The play is set during the latter days of the Roman Empire and tells the fictional story of Titus, a general in the Roman army, who is engaged in a cycle of revenge with Tamora, Queen of the Goths. It is Shakespeare's bloodiest and most violent work, and traditionally was one of his least respected plays; although it was extremely popular in its day, by the later 17th century it had fallen out of favour. In the Victorian era, it was disapproved of primarily because of what was considered to be a distasteful use of graphic violence, but from around the middle of the 20th century its reputation began to improve.

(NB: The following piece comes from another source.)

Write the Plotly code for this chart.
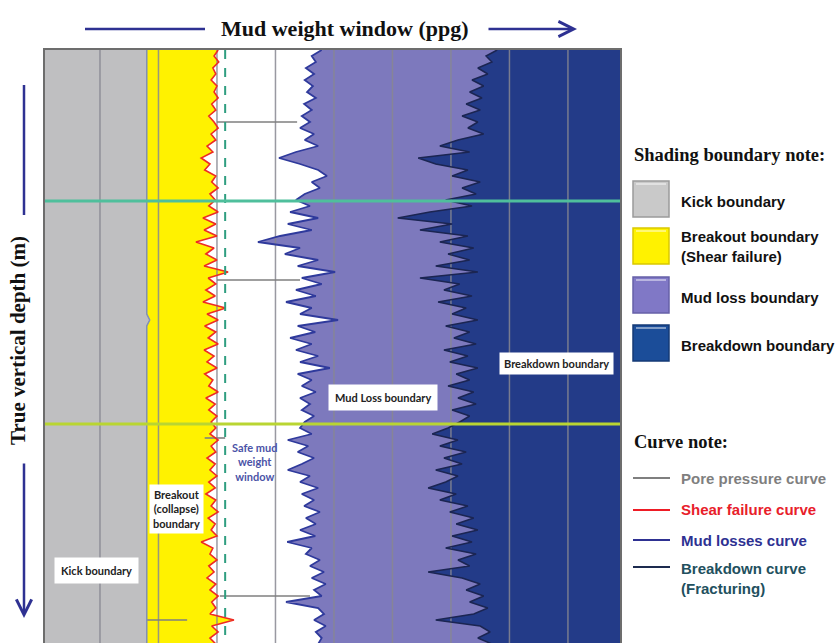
import plotly.graph_objects as go

# ---------------- data ----------------
DEPTH_M = [2000, 2006, 2012, 2018, 2024, 2030, 2036, 2042, 2048, 2054,
           2060, 2066, 2072, 2078, 2084, 2090, 2096, 2102, 2108, 2114,
           2120, 2126, 2132, 2138, 2144, 2150, 2156, 2162, 2168, 2174,
           2180, 2186, 2192, 2198, 2204, 2210, 2216, 2222, 2228, 2234,
           2240, 2246, 2252, 2258, 2264, 2270, 2276, 2282, 2288, 2294,
           2300, 2306, 2312, 2318, 2324, 2330, 2336, 2342, 2348, 2354,
           2360, 2366, 2372, 2378, 2384, 2390, 2396, 2402, 2408, 2414,
           2420, 2426, 2432, 2438, 2444, 2450, 2456, 2462, 2468, 2474,
           2480, 2486, 2492, 2498, 2504, 2510, 2516, 2522, 2528, 2534,
           2540, 2546, 2552, 2558, 2564, 2570, 2576, 2582, 2588, 2594]

PORE_PRESSURE_PPG = [8.80, 8.80, 8.80, 8.80, 8.80, 8.80, 8.80, 8.80, 8.80, 8.80,
                     8.80, 8.80, 8.80, 8.80, 8.80, 8.80, 8.80, 8.80, 8.80, 8.80,
                     8.80, 8.80, 8.80, 8.80, 8.80, 8.80, 8.80, 8.80, 8.80, 8.80,
                     8.80, 8.80, 8.80, 8.80, 8.80, 8.80, 8.80, 8.80, 8.80, 8.80,
                     8.80, 8.80, 8.80, 8.80, 8.80, 8.85, 8.80, 8.80, 8.80, 8.80,
                     8.80, 8.80, 8.80, 8.80, 8.80, 8.80, 8.80, 8.80, 8.80, 8.80,
                     8.80, 8.80, 8.80, 8.80, 8.80, 8.80, 8.80, 8.80, 8.80, 8.80,
                     8.80, 8.80, 8.80, 8.80, 8.80, 8.80, 8.80, 8.80, 8.80, 8.80,
                     8.80, 8.80, 8.80, 8.80, 8.80, 8.80, 8.80, 8.80, 8.80, 8.80,
                     8.80, 8.80, 8.80, 8.80, 8.80, 8.80, 8.80, 8.80, 8.80, 8.80]

SHEAR_FAILURE_PPG = [10.02, 9.95, 10.03, 9.93, 9.98, 9.90, 10.00, 9.95, 10.02, 9.91,
                     9.98, 9.86, 9.95, 10.02, 9.90, 9.98, 9.83, 9.93, 9.73, 9.88,
                     9.79, 9.98, 9.91, 10.02, 9.88, 9.97, 9.86, 10.02, 9.76, 9.98,
                     9.78, 10.00, 9.64, 9.95, 9.81, 10.00, 9.78, 10.19, 9.85, 9.98,
                     9.81, 9.97, 9.76, 10.15, 9.83, 10.02, 9.79, 9.98, 9.85, 10.02,
                     9.78, 9.95, 9.83, 10.00, 9.79, 9.93, 9.86, 10.02, 9.81, 9.97,
                     9.86, 10.00, 9.90, 9.98, 9.88, 10.02, 9.90, 9.98, 9.83, 9.97,
                     9.88, 10.00, 9.86, 9.97, 9.81, 9.98, 9.90, 10.02, 9.85, 9.97,
                     9.90, 10.00, 9.73, 9.93, 9.88, 10.00, 9.86, 9.95, 9.83, 9.98,
                     9.88, 10.02, 9.91, 9.98, 9.88, 10.29, 9.91, 10.02, 9.88, 9.98]

MUD_LOSS_PPG = [11.79, 11.62, 11.69, 11.52, 11.66, 11.50, 11.64, 11.54, 11.69, 11.49,
                11.62, 11.45, 11.59, 11.42, 11.66, 11.50, 11.73, 11.35, 11.06, 11.42,
                11.73, 11.88, 11.62, 11.76, 11.50, 11.35, 11.59, 11.25, 11.73, 11.21,
                11.62, 11.08, 10.70, 11.42, 11.16, 11.73, 11.38, 12.02, 11.45, 11.79,
                11.35, 11.69, 11.18, 11.62, 11.42, 12.07, 11.38, 11.68, 11.25, 11.62,
                11.35, 11.73, 11.42, 11.93, 11.38, 11.62, 11.45, 11.69, 11.42, 11.59,
                11.45, 11.66, 11.50, 11.42, 11.62, 11.21, 11.56, 11.38, 11.66, 11.45,
                11.21, 11.59, 11.42, 11.73, 11.45, 11.66, 11.49, 11.76, 11.52, 11.69,
                11.42, 11.68, 11.20, 11.62, 11.52, 11.76, 11.59, 11.83, 11.62, 11.86,
                11.66, 11.79, 11.18, 11.73, 11.83, 11.66, 11.86, 11.69, 11.79, 11.73]

BREAKDOWN_PPG = [14.79, 14.60, 14.70, 14.46, 14.63, 14.36, 14.56, 14.32, 14.53, 14.26,
                 14.50, 14.19, 14.46, 14.29, 14.56, 14.12, 13.81, 14.32, 13.44, 13.74,
                 14.29, 14.02, 14.50, 14.19, 14.43, 13.91, 14.36, 13.64, 13.09, 14.02,
                 13.47, 14.29, 13.81, 14.39, 13.95, 14.32, 13.74, 14.46, 13.47, 14.15,
                 13.88, 14.36, 13.78, 14.26, 14.02, 14.46, 13.91, 14.32, 14.05, 14.43,
                 13.88, 14.29, 13.98, 14.46, 14.09, 14.32, 13.95, 14.39, 14.12, 14.43,
                 14.02, 14.32, 14.15, 13.95, 13.68, 14.12, 13.81, 14.26, 13.88, 14.19,
                 13.74, 14.12, 13.91, 13.61, 14.09, 13.81, 14.29, 13.98, 14.39, 14.09,
                 14.46, 14.02, 14.36, 13.91, 14.43, 14.12, 14.32, 13.61, 14.19, 14.50,
                 14.26, 14.56, 14.32, 14.63, 14.39, 13.74, 14.50, 14.67, 14.46, 14.70]

GRID_PPG = [8, 9, 10, 11, 12, 13, 14, 15, 16]
SAFE_WINDOW_LINE_PPG = 10.14
MARKER_DEPTHS_M = [2151, 2374]
MARKER_COLORS = ["#4fbf9c", "#b9d532"]
# pore-pressure bracket segments: depth, from ppg, to ppg
SEG_DEPTH_M = [2072, 2230, 2388, 2546, 2570]
SEG_FROM_PPG = [10.00, 10.00, 9.79, 10.05, 8.80]
SEG_TO_PPG = [11.37, 11.42, 10.14, 11.59, 9.49]

X_RANGE = [7.06, 16.89]
Y_RANGE = [2593, 2000]

C_GRAY = "#bfbfc1"
C_YELLOW = "#fff200"
C_PURPLE = "#7d79bd"
C_DARK = "#233b88"

W, H = 835, 643
L, R, T, B = 45, 215, 50, 0
PW, PH = W - L - R, H - T - B


def px(xp):
    return (xp - L) / PW


def py(yp):
    return (H - B - yp) / PH


fig = go.Figure()

# shaded regions
fig.add_trace(go.Scatter(x=PORE_PRESSURE_PPG, y=DEPTH_M, mode="lines", fill="tozerox",
                         fillcolor=C_GRAY, line=dict(width=0), hoverinfo="skip"))
fig.add_trace(go.Scatter(x=SHEAR_FAILURE_PPG, y=DEPTH_M, mode="lines", fill="tonextx",
                         fillcolor=C_YELLOW, line=dict(width=0), hoverinfo="skip"))
fig.add_trace(go.Scatter(x=MUD_LOSS_PPG, y=DEPTH_M, mode="lines", fill="tonextx",
                         fillcolor="white", line=dict(width=0), hoverinfo="skip"))
fig.add_trace(go.Scatter(x=BREAKDOWN_PPG, y=DEPTH_M, mode="lines", fill="tonextx",
                         fillcolor=C_PURPLE, line=dict(width=0), hoverinfo="skip"))

# grid lines above the shading
gx, gy = [], []
for g in GRID_PPG:
    gx += [g, g, None]
    gy += [Y_RANGE[1], Y_RANGE[0], None]
fig.add_trace(go.Scatter(x=gx, y=gy, mode="lines",
                         line=dict(color="rgba(135,135,145,0.85)", width=1.5), hoverinfo="skip"))

# pore pressure bracket segments
sx, sy = [], []
for d, a, b in zip(SEG_DEPTH_M, SEG_FROM_PPG, SEG_TO_PPG):
    sx += [a, b, None]
    sy += [d, d, None]
fig.add_trace(go.Scatter(x=sx, y=sy, mode="lines", line=dict(color="#7f7f7f", width=1.6),
                         hoverinfo="skip"))

# curves
fig.add_trace(go.Scatter(x=PORE_PRESSURE_PPG, y=DEPTH_M, mode="lines",
                         line=dict(color="#8090b8", width=1.5)))
fig.add_trace(go.Scatter(x=SHEAR_FAILURE_PPG, y=DEPTH_M, mode="lines",
                         line=dict(color="#ee2b24", width=1.6)))
fig.add_trace(go.Scatter(x=MUD_LOSS_PPG, y=DEPTH_M, mode="lines",
                         line=dict(color="#2f3a9c", width=1.8)))
fig.add_trace(go.Scatter(x=BREAKDOWN_PPG, y=DEPTH_M, mode="lines",
                         line=dict(color="#1b2552", width=1.5)))

shapes = []
# safe window dashed line
shapes.append(dict(type="line", xref="x", yref="y", x0=SAFE_WINDOW_LINE_PPG, x1=SAFE_WINDOW_LINE_PPG,
                   y0=Y_RANGE[1], y1=Y_RANGE[0], line=dict(color="#2f9e80", width=2, dash="dash"),
                   layer="above"))
for d, c in zip(MARKER_DEPTHS_M, MARKER_COLORS):
    shapes.append(dict(type="line", xref="paper", yref="y", x0=0, x1=1, y0=d, y1=d,
                       line=dict(color=c, width=3), layer="above"))

NAVY = "#2e3192"
# title decoration lines
shapes.append(dict(type="line", xref="paper", yref="paper", x0=px(85), x1=px(205),
                   y0=py(29), y1=py(29), line=dict(color=NAVY, width=2.5)))
shapes.append(dict(type="line", xref="paper", yref="paper", x0=px(24), x1=px(24),
                   y0=py(85), y1=py(215), line=dict(color=NAVY, width=2.5)))

# legend swatches
SW_NAMES = ["Kick boundary", "Breakout boundary<br>(Shear failure)", "Mud loss boundary",
            "Breakdown boundary"]
SW_COLORS = [("#c9c9c9", "#9b9b9b"), ("#fff200", "#d9c800"), ("#8078c6", "#6660a8"),
             ("#1b4d99", "#143a75")]
SW_TOP = [181, 228, 277, 325]
SW_TEXT_Y = [202, 247, 297, 345]
for (fc, lc), t in zip(SW_COLORS, SW_TOP):
    shapes.append(dict(type="rect", xref="paper", yref="paper", x0=px(633), x1=px(669),
                       y0=py(t + 36), y1=py(t), fillcolor=fc, line=dict(color=lc, width=1.5)))
    shapes.append(dict(type="line", xref="paper", yref="paper", x0=px(636), x1=px(666),
                       y0=py(t + 3), y1=py(t + 3), line=dict(color="rgba(255,255,255,0.45)", width=2)))

CURVE_NAMES = ["Pore pressure curve", "Shear failure curve", "Mud losses curve",
               "Breakdown curve<br>(Fracturing)"]
CURVE_LINE_COLORS = ["#7f7f7f", "#ee1c25", "#2e3192", "#1d2b4f"]
CURVE_TEXT_COLORS = ["#7f7f7f", "#e8202a", "#2e3192", "#22505e"]
CURVE_LINE_Y = [478, 510, 540, 567]
CURVE_TEXT_Y = [478, 510, 540, 578]
for c, yv in zip(CURVE_LINE_COLORS, CURVE_LINE_Y):
    shapes.append(dict(type="line", xref="paper", yref="paper", x0=px(633), x1=px(670),
                       y0=py(yv), y1=py(yv), line=dict(color=c, width=2)))

ann = []
SERIF = "Liberation Serif"
SANS = "Liberation Sans"
LBL = "Lato"


def note(x, y, text, font, xanchor="center", **kw):
    d = dict(xref="paper", yref="paper", x=px(x), y=py(y), text=text, showarrow=False,
             xanchor=xanchor, yanchor="middle", font=font)
    d.update(kw)
    ann.append(d)


note(345, 29, "<b>Mud weight window (ppg)</b>", dict(family=SERIF, size=22, color="#111"))
ann.append(dict(xref="paper", yref="paper", x=px(577), y=py(29), ax=-90, ay=0, text="",
                showarrow=True, arrowhead=5, arrowsize=1.2, arrowwidth=2.5, arrowcolor=NAVY))
note(18, 341, "<b>True vertical depth (m)</b>", dict(family=SERIF, size=21, color="#111"),
     textangle=-90)
ann.append(dict(xref="paper", yref="paper", x=px(24), y=py(618), ax=0, ay=-156, text="",
                showarrow=True, arrowhead=5, arrowsize=1.2, arrowwidth=2.5, arrowcolor=NAVY))

note(632, 155, "<b>Shading boundary note:</b>", dict(family=SERIF, size=18.5, color="#111"),
     xanchor="left")
note(632, 442, "<b>Curve note:</b>", dict(family=SERIF, size=18.5, color="#111"), xanchor="left")
for name, yv in zip(SW_NAMES, SW_TEXT_Y):
    note(679, yv, "<b>" + name + "</b>", dict(family=SANS, size=15, color="#111"),
         xanchor="left", align="left")
for name, c, yv in zip(CURVE_NAMES, CURVE_TEXT_COLORS, CURVE_TEXT_Y):
    note(679, yv, "<b>" + name + "</b>", dict(family=SANS, size=15, color=c),
         xanchor="left", align="left")

# region labels inside the plot
BOXES = [("Kick boundary", 96, 570, 6), ("Breakout<br>(collapse)<br>boundary", 176, 509, 3),
         ("Mud Loss boundary", 383, 398, 6), ("Breakdown boundary", 556, 363, 4)]
for txt, xx, yy, pad in BOXES:
    note(xx, yy, "<b>" + txt + "</b>", dict(family=LBL, size=11, color="#222"),
         bgcolor="white", borderpad=pad)
note(254, 462, "<b>Safe mud<br>weight<br>window</b>", dict(family=LBL, size=11, color="#4b53a7"))

fig.update_layout(
    width=W, height=H, margin=dict(l=L, r=R, t=T, b=B),
    paper_bgcolor="white", plot_bgcolor=C_DARK, showlegend=False,
    xaxis=dict(range=X_RANGE, showgrid=False, zeroline=False, showticklabels=False, ticks="",
               showline=True, mirror=True, linecolor="#6d6d6d", linewidth=1.5),
    yaxis=dict(range=Y_RANGE, showgrid=False, zeroline=False, showticklabels=False, ticks="",
               showline=True, mirror=True, linecolor="#6d6d6d", linewidth=1.5),
    shapes=shapes, annotations=ann,
)

fig.write_html("out.html", config={"displayModeBar": False},
               post_script="document.body.style.margin='0px';")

The play begins shortly after the death of the Roman emperor, with his two sons, Saturninus and Bassianus, squabbling over who will succeed him. Their conflict seems set to boil over into violence until a tribune, Marcus Andronicus, announces that the people's choice for the new emperor is Marcus's brother, Titus, who will shortly return to Rome from a victorious ten-year campaign against the Goths. Titus subsequently arrives to much fanfare, bearing with him as prisoners the Queen of the Goths (Tamora), her three sons (Alarbus, Chiron, and Demetrius), and Aaron the Moor (her secret lover). Despite Tamora's desperate pleas, Titus sacrifices her eldest son, Alarbus, to avenge the deaths of his own sons during the war. Distraught, Tamora and her two surviving sons vow to obtain revenge on Titus and his family.
Meanwhile, Titus refuses the offer of the throne, arguing that he is not fit to rule and instead supporting the claim of Saturninus, who then is duly elected. Saturninus tells Titus that for his first act as emperor, he will marry Titus's daughter Lavinia. Titus agrees, although Lavinia is already betrothed to Saturninus's brother, Bassianus, who refuses to give her up. Titus's sons tell Titus that Bassianus is in the right under Roman law, but Titus refuses to listen, accusing them all of treason. A scuffle breaks out, during which Titus kills his own son, Mutius. Saturninus then denounces the Andronici family for their effrontery and shocks Titus by marrying Tamora. Putting into motion her plan for revenge, Tamora advises Saturninus to pardon Bassianus and the Andronici family, which he reluctantly does.
During a royal hunt the following day, Aaron persuades Demetrius and Chiron to kill Bassianus, so they may rape Lavinia. They do so, throwing Bassianus's body into a pit and dragging Lavinia deep into the forest before violently raping her. To keep her from revealing what has happened, they cut out her tongue and cut off her hands. Meanwhile, Aaron writes a forged letter, which frames Titus's sons Martius and Quintus for the murder of Bassianus. Horrified at the death of his brother, Saturninus arrests Martius and Quintus, and sentences them to death.